Sunday, September 26, 2010

Coming Soon – Daft Uisdean’s Agony Column

-Have you been jilted by Wullie Spanners lately?
-Is there something that you need to get off your chest about Wullie Spanners?
-Do you have a secret crush on Wullie Spanners?
-Has Wullie Spanners been unfaithful to you?
-Has Wullie Spanners been servicing more than you wife's car?
-Is Wullie Spanners the father of your child?
-Need a date with Wullie Spanners?

Write to Daft Uisdean about it, in the comments section below...

7 comments:

Wulliespanners said...

Uisdean YER FIRED so ye are !

Anonymous said...

Dear Uisdean,

The moment I smelled the muskiness of his boilersuit, I confess I opened up my bonnet and let him take a look. He said I had the best manifold he’d seen all week! When I saw him reach for the dipstick to check my lubrication…

…then, he ditched me for that painted lady, again.

How can I stop that painted lady from using her oils on my Wullie?

Sagatha Sedgewick MacSodden (age 67 3/4)

Anonymous said...

Dear Uisdean,

Tell that old bird, Sagatha Sedgewick MacSodden (age 67 3/4) to keep her hands aff my Wullie! I seen him first!

Big Maggie Ann

Anonymous said...

NO NO NO SAGATHA !!!!!
I utterly, utterly implore you to follow your amarous desire. I assure you that William J Spanners and I are the most distant of aquaintances. May one respectfully suggest this Wullie is definately up for grabs, I too have smelt the...um...muskiness of his boilersuit, albeit from a respectful distance. Please don't be dissueded by his aparent shyness. I have it on good authority that the more reluctant he appears the more interested in a particular lady he really is.
Regards,
Fiona and her non amarous paintings

Torquil Mor said...

Dear Readers,

An anomaly has just surfaced -- it has come to my attention that Daft Uisdean is illiterate and, therefore, cannot answer your correspondence.

Furthermore, mistaking the meaning of 'agony column', he has been asked to dismantle the torcher chamber that he had designed for the purpose of inflicting 'agony' on anyone who wrote to him.

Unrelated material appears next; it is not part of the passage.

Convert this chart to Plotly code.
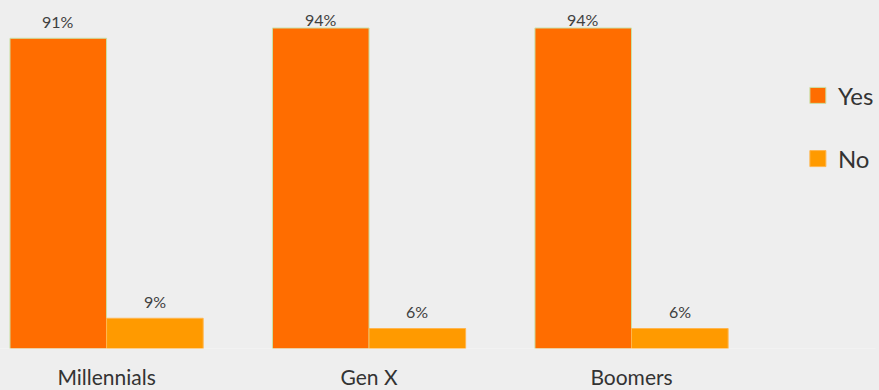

May I take this opportunity to say, "Get Well Soon, Sagatha," and "I'm so terribly sorry that Daft Uisdean chopped off you Big Toe with that axe."

Can I ask anyone else who has participated on this thread to check that they still have all 10 fingers and 10 toes?

If you find any missing, please report to the local Police Station. P.C. Hugh Dunnett, will be happy to look in the "Lost Property Fridge", where I believe he is holding a selection of digits 'on ice'.

Thank you

Crawford Minty said...

So,PC Dunnett's been pointing a finger in the direction of Mr Spanner's place? Dont get me wrong, I like both him and the Apprentice lad( he looks at bit like me sometimes..) but...well,I entrusted my Wolseley to them a few years ago for overdrive repair but it was NEVER fixed. Subsequently they kept my car (locked away in a ex-Royal Observer Corps underground bunker the key of which Uisdean lost). A huge bill arrived though,for other work I never asked to be done (fitting window boxes, a drinks cabinet, blooming heather holder "c/w grille fixings" etc etc). I've now discovered that Spanner's Discovery has been fitted with the seats from my car so yes, I feel let down by him too & intend to sue him for loss of earnings I've incurred over the last 11 years due to my lack of transport, also for fitting my Mum's Austin with wheels which go the wrong way.
Good day to you all.

Anonymous said...

Daft Uisdean, says "I spy some Minty digits for the chop...He He He He He. Off with his toes. He He He He He."